### Set problem
Take the lines from the head of the listing through the one bearing "6.2, 6.4, 6.6, 6.8, 7.0, 7.2, 7.4, 7.6, 7.8, 8.0];" and copy them exactly, leaving every picture out.

### Available data
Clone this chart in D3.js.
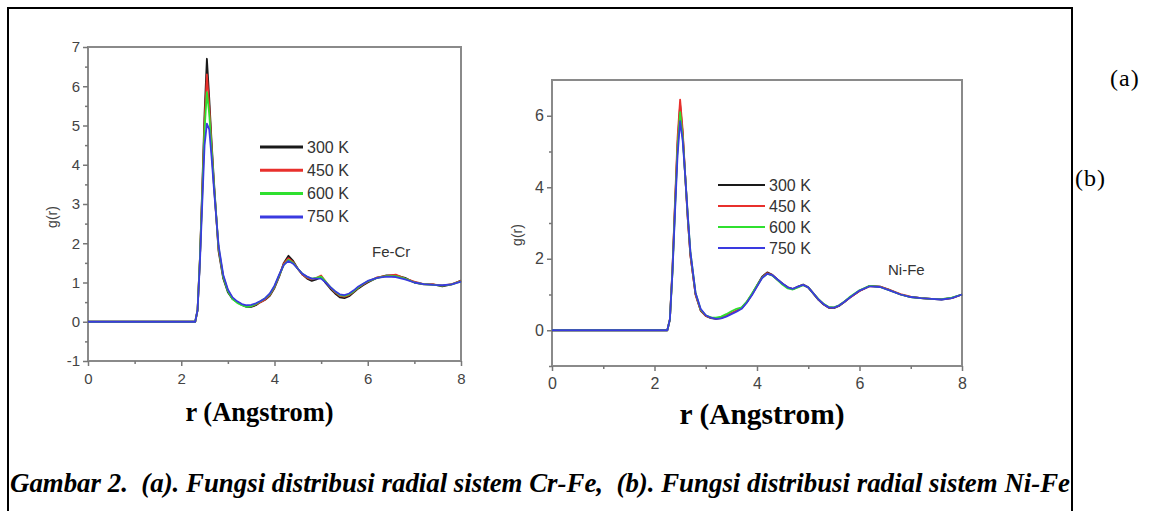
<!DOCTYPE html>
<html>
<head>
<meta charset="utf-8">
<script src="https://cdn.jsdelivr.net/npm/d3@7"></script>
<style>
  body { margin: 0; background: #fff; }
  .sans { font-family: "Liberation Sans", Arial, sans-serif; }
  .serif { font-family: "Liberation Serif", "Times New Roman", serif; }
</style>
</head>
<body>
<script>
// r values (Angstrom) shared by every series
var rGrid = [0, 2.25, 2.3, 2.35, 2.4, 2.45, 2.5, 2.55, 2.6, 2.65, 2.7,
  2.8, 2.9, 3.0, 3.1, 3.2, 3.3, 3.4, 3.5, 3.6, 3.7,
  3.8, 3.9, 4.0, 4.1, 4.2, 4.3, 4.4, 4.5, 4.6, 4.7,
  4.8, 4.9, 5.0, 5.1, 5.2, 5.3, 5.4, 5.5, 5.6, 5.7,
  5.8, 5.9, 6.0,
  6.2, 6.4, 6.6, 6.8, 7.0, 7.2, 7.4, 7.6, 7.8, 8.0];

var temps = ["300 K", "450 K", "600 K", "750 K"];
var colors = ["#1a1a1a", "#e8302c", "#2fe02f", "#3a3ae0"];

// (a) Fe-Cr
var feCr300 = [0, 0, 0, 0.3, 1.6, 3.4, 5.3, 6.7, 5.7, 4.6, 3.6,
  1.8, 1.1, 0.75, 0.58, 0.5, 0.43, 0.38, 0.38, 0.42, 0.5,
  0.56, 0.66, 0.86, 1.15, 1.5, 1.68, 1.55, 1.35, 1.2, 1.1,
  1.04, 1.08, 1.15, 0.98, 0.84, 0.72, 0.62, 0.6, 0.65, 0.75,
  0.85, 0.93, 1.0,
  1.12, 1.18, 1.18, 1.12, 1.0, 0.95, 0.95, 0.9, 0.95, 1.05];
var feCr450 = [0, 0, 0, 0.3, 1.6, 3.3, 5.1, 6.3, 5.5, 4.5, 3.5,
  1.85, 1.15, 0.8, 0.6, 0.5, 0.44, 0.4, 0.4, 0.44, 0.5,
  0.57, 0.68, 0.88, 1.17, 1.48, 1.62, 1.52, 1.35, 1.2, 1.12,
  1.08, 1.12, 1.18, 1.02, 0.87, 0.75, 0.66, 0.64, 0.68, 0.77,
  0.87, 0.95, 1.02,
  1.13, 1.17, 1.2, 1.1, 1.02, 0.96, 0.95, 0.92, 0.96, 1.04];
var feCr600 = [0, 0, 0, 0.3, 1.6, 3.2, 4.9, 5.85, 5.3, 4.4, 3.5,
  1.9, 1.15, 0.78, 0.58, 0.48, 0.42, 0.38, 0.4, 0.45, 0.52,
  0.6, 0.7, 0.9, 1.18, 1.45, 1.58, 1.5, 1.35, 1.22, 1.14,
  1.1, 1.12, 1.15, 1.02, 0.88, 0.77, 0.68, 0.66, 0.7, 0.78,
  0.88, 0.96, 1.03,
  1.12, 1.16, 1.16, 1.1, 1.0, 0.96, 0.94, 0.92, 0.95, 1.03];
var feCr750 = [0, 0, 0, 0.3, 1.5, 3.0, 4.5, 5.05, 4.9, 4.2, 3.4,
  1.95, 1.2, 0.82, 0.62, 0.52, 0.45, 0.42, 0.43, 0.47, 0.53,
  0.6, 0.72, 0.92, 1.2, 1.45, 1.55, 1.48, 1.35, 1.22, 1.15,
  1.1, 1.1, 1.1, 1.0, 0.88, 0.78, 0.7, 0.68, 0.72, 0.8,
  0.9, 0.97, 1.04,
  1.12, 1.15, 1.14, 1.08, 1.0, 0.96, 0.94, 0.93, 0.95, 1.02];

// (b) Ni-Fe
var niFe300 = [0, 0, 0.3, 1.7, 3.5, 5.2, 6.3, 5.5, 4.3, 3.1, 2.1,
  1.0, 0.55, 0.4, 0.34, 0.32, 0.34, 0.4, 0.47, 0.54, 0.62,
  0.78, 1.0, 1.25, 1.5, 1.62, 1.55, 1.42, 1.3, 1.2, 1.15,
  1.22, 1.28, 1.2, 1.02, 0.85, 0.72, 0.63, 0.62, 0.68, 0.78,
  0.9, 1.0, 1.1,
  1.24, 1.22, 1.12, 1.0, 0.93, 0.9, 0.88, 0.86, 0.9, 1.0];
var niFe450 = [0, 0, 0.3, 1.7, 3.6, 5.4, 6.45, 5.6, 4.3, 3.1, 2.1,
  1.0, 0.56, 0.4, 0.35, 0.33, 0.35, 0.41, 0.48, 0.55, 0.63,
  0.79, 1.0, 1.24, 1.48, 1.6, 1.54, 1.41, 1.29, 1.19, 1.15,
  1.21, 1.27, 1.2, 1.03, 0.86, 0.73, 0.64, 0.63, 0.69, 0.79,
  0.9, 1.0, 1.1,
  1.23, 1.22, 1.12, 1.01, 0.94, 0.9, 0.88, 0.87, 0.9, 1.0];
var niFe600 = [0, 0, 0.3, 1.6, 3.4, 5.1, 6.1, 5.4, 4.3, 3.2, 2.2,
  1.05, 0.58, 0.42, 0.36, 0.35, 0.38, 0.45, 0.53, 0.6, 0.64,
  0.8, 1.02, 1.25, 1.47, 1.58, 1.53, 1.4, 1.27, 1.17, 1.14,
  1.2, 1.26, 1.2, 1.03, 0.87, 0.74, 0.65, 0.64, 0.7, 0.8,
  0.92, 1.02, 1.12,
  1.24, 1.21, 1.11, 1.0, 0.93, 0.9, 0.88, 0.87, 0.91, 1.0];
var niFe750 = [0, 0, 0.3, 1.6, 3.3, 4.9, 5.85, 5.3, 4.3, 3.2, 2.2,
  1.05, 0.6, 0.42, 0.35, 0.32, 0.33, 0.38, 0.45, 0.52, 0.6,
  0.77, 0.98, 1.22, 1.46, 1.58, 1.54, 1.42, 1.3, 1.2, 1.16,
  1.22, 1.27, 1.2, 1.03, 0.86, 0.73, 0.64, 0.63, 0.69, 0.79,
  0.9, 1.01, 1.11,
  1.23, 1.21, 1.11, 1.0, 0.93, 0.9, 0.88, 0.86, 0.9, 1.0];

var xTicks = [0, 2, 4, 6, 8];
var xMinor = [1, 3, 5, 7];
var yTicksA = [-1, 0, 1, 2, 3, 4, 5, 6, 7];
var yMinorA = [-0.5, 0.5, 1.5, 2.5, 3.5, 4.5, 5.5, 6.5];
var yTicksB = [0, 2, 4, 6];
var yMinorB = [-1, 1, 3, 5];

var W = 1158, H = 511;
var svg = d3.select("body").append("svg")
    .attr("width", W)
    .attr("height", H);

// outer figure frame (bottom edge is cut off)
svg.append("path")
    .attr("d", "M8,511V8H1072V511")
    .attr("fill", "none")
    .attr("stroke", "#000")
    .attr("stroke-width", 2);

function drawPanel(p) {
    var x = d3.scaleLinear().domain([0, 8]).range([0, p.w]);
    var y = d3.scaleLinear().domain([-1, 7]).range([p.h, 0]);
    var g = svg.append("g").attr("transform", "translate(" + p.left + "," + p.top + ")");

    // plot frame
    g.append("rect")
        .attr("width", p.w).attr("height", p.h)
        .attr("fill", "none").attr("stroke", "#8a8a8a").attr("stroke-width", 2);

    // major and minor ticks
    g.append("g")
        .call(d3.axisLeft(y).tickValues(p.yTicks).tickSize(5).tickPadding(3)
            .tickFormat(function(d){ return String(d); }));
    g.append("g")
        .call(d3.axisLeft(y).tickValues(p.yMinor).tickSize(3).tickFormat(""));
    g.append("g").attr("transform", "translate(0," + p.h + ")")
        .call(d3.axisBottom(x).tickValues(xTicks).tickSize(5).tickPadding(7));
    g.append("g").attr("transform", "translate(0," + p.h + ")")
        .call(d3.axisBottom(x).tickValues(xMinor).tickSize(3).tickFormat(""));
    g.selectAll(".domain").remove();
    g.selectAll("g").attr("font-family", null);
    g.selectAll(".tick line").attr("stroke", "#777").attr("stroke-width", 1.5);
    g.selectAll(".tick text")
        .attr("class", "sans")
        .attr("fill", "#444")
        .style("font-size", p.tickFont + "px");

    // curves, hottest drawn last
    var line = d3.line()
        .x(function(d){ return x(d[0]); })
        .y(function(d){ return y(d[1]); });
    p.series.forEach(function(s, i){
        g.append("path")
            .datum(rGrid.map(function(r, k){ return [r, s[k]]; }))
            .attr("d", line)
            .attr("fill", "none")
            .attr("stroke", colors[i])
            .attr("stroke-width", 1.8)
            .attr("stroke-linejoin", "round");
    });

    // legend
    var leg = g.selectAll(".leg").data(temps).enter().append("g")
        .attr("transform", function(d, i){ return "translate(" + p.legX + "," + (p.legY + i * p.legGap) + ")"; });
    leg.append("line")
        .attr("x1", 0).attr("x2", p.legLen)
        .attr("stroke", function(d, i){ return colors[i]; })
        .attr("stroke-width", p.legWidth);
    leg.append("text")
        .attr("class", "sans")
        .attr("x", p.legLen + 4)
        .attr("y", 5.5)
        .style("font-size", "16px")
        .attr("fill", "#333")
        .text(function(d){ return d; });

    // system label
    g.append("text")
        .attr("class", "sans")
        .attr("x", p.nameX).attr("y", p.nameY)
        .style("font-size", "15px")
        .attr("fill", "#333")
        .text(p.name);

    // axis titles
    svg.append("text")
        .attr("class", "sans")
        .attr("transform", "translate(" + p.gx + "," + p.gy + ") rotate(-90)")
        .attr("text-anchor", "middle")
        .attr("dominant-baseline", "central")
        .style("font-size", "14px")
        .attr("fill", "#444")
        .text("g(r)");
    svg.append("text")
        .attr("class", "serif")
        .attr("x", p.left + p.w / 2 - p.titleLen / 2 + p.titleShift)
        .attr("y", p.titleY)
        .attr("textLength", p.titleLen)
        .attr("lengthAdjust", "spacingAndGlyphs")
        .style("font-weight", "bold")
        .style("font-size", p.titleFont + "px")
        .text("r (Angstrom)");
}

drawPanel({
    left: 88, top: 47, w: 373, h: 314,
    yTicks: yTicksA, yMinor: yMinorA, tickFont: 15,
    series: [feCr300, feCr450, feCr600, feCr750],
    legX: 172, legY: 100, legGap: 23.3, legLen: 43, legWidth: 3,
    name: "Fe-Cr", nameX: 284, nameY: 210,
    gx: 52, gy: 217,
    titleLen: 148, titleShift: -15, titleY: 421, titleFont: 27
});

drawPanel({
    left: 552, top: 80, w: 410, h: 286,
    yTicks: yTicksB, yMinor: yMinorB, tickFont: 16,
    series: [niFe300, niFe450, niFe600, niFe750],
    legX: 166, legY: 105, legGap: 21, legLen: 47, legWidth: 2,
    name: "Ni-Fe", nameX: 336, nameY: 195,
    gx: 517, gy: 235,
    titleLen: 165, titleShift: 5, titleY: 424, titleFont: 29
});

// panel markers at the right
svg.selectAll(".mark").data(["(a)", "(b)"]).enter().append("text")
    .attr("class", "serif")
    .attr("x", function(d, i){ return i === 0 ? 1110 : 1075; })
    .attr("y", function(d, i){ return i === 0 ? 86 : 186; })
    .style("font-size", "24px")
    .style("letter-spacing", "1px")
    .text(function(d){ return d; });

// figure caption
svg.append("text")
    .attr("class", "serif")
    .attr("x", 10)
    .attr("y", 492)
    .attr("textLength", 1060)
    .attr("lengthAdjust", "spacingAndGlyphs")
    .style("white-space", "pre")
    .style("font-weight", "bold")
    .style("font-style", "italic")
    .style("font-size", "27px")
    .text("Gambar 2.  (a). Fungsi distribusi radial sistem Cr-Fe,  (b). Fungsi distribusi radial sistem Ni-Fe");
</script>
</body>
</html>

### Final result
Clone this chart in D3.js.
<!DOCTYPE html>
<html>
<head>
<meta charset="utf-8">
<script src="https://cdn.jsdelivr.net/npm/d3@7"></script>
<style>
  body { margin: 0; background: #fff; }
  .sans { font-family: "Liberation Sans", Arial, sans-serif; }
  .serif { font-family: "Liberation Serif", "Times New Roman", serif; }
</style>
</head>
<body>
<script>
// r values (Angstrom) shared by every series
var rGrid = [0, 2.25, 2.3, 2.35, 2.4, 2.45, 2.5, 2.55, 2.6, 2.65, 2.7,
  2.8, 2.9, 3.0, 3.1, 3.2, 3.3, 3.4, 3.5, 3.6, 3.7,
  3.8, 3.9, 4.0, 4.1, 4.2, 4.3, 4.4, 4.5, 4.6, 4.7,
  4.8, 4.9, 5.0, 5.1, 5.2, 5.3, 5.4, 5.5, 5.6, 5.7,
  5.8, 5.9, 6.0,
  6.2, 6.4, 6.6, 6.8, 7.0, 7.2, 7.4, 7.6, 7.8, 8.0];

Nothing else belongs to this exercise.